With the development of society and the availability of new building technologies (reinforced concrete, steel etc.) the classical aesthetic regime lost its rationality and became a fetter upon the further development of the built environment. What once was an accumulated wisdom became an irrational prejudice that had to be battled also on the ideological plane of aesthetic value. This necessary battle was waged and won by the heroes of the 'modern functionalism'. The technological and social revolutions called forth an aesthetic revolution, establishing and aestheticizing non-classical proportions, a new tectonic and new compositional, i.e. organizational patterns. An earlier but equally significant aesthetic revolution concerning the image of the good city is analyzed by Tafuri: the shift from the strictly formalized and centrally controlled Baroque absolutist city-planning to the call for a picturesque city-scape celebrating "chaos, uproar, and tumult" (Laugier) as the fitting impression of a vital city. The picturesque was dismantling the former aesthetic regime that had become a fetter upon the development of early capitalist accumulation and privately driven urban growth. The new sensibility was able to identify with the emergent vital production- and life-processes rather than being locked into a reactionary gesture of repulsion and rejection.

The 'radical functionalism' of the twenties (e.g. ABC group) was going beyond a mere post-rationalization and aesthetic codification of spontaneously emerging forms and posed the total suspension of any aesthetic regime and argument, projecting a scientific elaboration of architecture. This anti-art position was productive in this period of fundamental technological, socio-economic and political transformation.

The subsequent codification of the results of a decade of work in the notion of an International Style should not be interpreted as a reactionary move, but has to be understood within the productive dialectic of material performance and aesthetic codification. After the new social and technological conditions and potentials have been allowed to formally crystallize, style lubricates their dissemination. In the 25 year post-war boom this codification and the resulting economy of easy aesthetic appropriation was indeed a productive factor in the fast world wide proliferation of the achievements of modernism.

But any extended reliance on aesthetic judgement creates the idealist illusion that the well-designed can be identified and ascertained aesthetically beyond the limits of a specific historical period - an illusion the profession is still infested with. Although I conceded above that the aesthetic dimension remains a powerful and inescapable dimension of Architecture, it does not operate in a vacuum. In the last analysis it has to mediate the economies of performance within total material reproduction of society. From a 'materialist' perspective the real and perennial driving force behind aesthetic and moral development originates in the economic realm.

Koolhaas also grasps this and wants to surf the wave of (commercial) development and is keen to hunt for new forms that emerge from new programmatic/demographic/technological forces.

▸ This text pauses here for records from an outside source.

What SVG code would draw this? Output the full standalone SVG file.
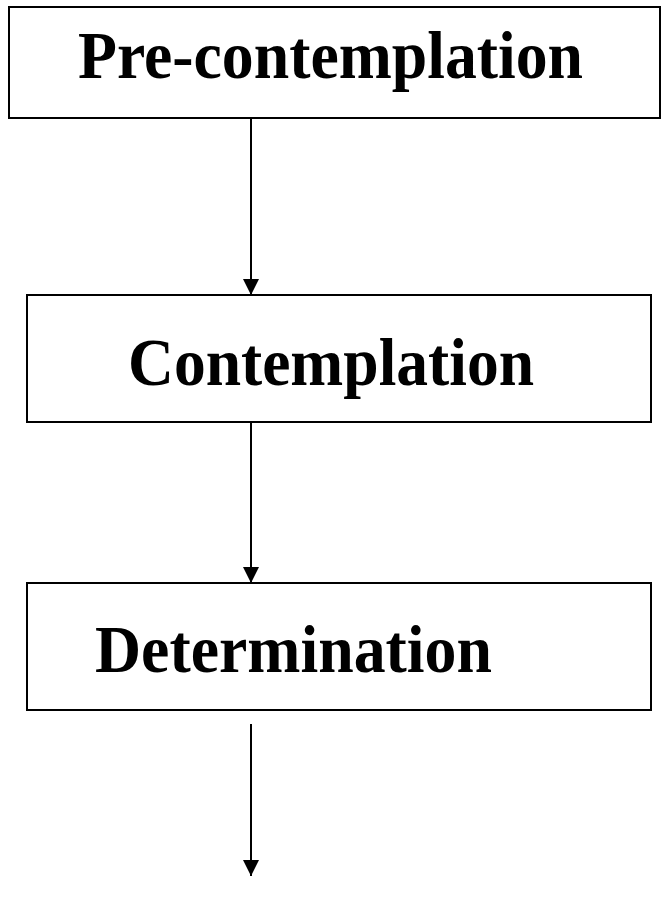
<svg xmlns="http://www.w3.org/2000/svg" width="662" height="902" viewBox="0 0 662 902">
<style>
.box{fill:#fff;stroke:#000;stroke-width:2}
.lbl{font-family:"Liberation Serif","Times New Roman",serif;font-weight:bold;font-size:67px;fill:#000}
.conn{stroke:#000;stroke-width:2;fill:none;marker-end:url(#ah)}
</style>
<defs>
<marker id="ah" markerUnits="userSpaceOnUse" markerWidth="16" markerHeight="16" refX="16" refY="8" orient="auto" viewBox="0 0 16 16">
<path d="M0,0 L16,8 L0,16 Z" fill="#000"/>
</marker>
</defs>
<g id="n1"><rect class="box" x="9" y="7" width="651" height="111"/><text class="lbl" x="78" y="78" textLength="505" lengthAdjust="spacingAndGlyphs">Pre-contemplation</text></g>
<g id="n2"><rect class="box" x="27" y="295" width="624" height="127"/><text class="lbl" x="128" y="385" textLength="406" lengthAdjust="spacingAndGlyphs">Contemplation</text></g>
<g id="n3"><rect class="box" x="27" y="583" width="624" height="127"/><text class="lbl" x="95" y="672" textLength="397" lengthAdjust="spacingAndGlyphs">Determination</text></g>
<g id="connectors">
<line class="conn" x1="251" y1="118" x2="251" y2="295"/>
<line class="conn" x1="251" y1="422" x2="251" y2="583"/>
<line class="conn" x1="251" y1="724" x2="251" y2="876"/>
</g>
</svg>
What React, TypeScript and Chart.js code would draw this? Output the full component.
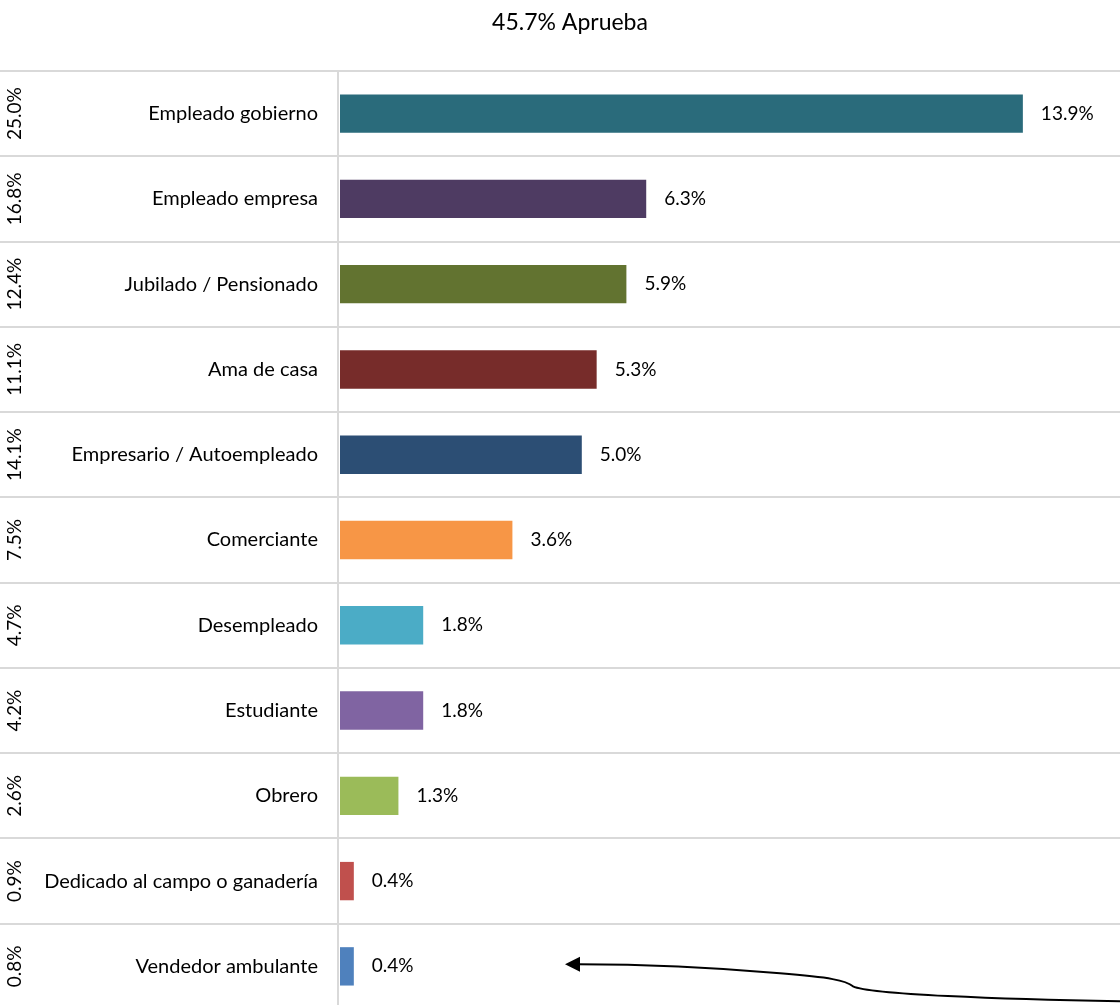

In order to avoid the erosion of its relevance the discipline of Architecture had to open itself to the material forces and revolutionize its idealist discourse retrospectively learning from Manhattan, Las Vegas and more recently from the successes of Portman's big buildings. The data-scape approach tries to push further and speculate about new and uncharted potentials of pragmatic form.

In conclusion: The point is not to start with 'nice ideas' or fantasies of the beautiful in order to suffer their inevitable corruption (quite pathetic), but to find beauty within the logic of modernization and the social relations this process throws or allows us into, like high density, mobility, diversity, anonymity ...etc. The point is to construct, and aesthetisize the latest possibilities of the development of social productivity.